Today I have an amazing husband, three of the world’s most awesome little kids, a big mortgage and a full-time job.  All of that should have been plenty for me to tell myself that I didn’t have the time to start a new business.  And, at 45, I could be too old too.

But I know that all of that is BS.  There’s no rule that says you have to choose between a family and your passions.

You can have your cake and eat it too.

Experience All of Your Options

The next time you’re at a restaurant and can’t decide what you want, order all of the things you want.  Taste a little of everything and bring home the leftovers.

Treat your life the same way.  Say yes to it all.  Experiment to find what really floats your boat and focus on that.

There’s no way to find out what works for you without experiencing it.  You can’t figure it out by reading about it or talking to other people.  Your experiences will never be the same as theirs.

You have to get out there, take action, see how different things feel to you and take the next step from there.

If you order a dish at a restaurant that ends up tasting like crap, do you sit there and eat the whole thing?  I hope not.

It’s the same with your experiences.  Try something and, if it sucks, stop doing it and make a different choice.  This applies to everything from a pottery class to long-standing careers.

If you’ve spent fifteen years as a lawyer and it’s now sucking the life out of you, stop doing it.  Just because you went through law school and spent all this time on a career that no longer supports you does NOT mean that you have to be unhappy doing it the rest of your life.

Cut your losses and move on.  In this case, you’re using fifteen years of your past to kill the next forty  years of your future.

Moving away from things that no longer serve you does not make you a failure.  In my book, it makes you smart.

Making Change More Manageable With a Change of Attitude

If all this change stuff is still too much for you, consider changing your approach and your attitude about the things you do now.

Fifteen years ago I dropped out of Corporate America because I couldn’t see myself doing what I was doing for the rest of my life.

I took a couple years off going to Costa Rica, driving across the country, going to outfitting school, managing a dude ranch, playing with wolves, training horses and managing a herd of horses.

After all that I realized that I wanted to keep pieces of that in my life but I needed to make significantly more money in order to live my life in my own unique way.

So I got a corporate job.  This may appear to be backtracking and giving up on my dreams.  Quite the contrary.  I had a bigger picture, a bigger story for myself and that job was a way to get my dream.

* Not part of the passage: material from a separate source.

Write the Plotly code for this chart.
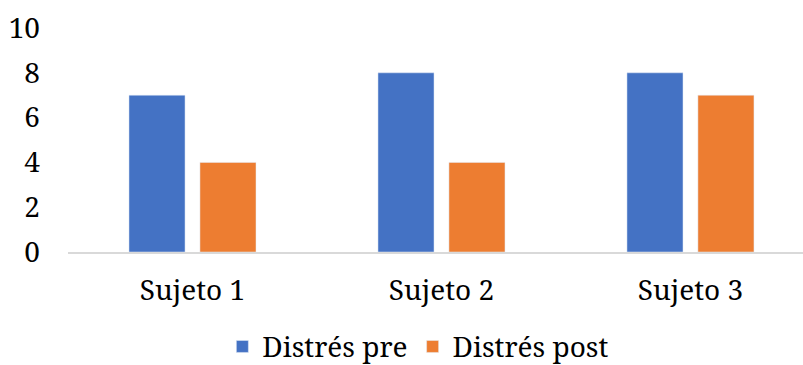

I knew that I couldn’t see my job as drudgery if I was going to be happy.  I changed how I interpreted my experience.  Instead of thinking of the job as “crunching numbers,” I saw how I could help the people I worked with accomplish their dreams.  I felt how I was contributing and making a difference, not only in the company but in people’s lives.

I make it a point to connect with people on a deeper level because I think that’s really what life is about.  It’s hard to understand how to contribute without making those connections.

I make these connections in everything I do – my job, my blog and my other interactions with people.  Because of this, I find joy in almost everything I do.

Viktor Frankl took this approach when he was subjected to the horrors of living in a concentration camp in World War II.  It’s what kept him alive.  If it can work in situations like that, imagine what it can do for you in your life.

You Can’t Fail

You’re never trapped.

You always have options.

It’s up to you how subtle or dramatic you want to make changes in your life.

No matter what you do, you can’t fail.  Failure is a faulty concept that doesn’t serve anyone.

Failure is making the choice to stop experimenting in life because you’re not meeting someone else’s expectations.

Failure is a way for someone else to instill enough fear in you to keep you from making the changes that they’re afraid you’ll make.  If you make those changes, the other person will feel threatened.  Whose life are you living?

Play.  Experiment.  Order the whole menu and see what you like the best.  You’ll never know until you try.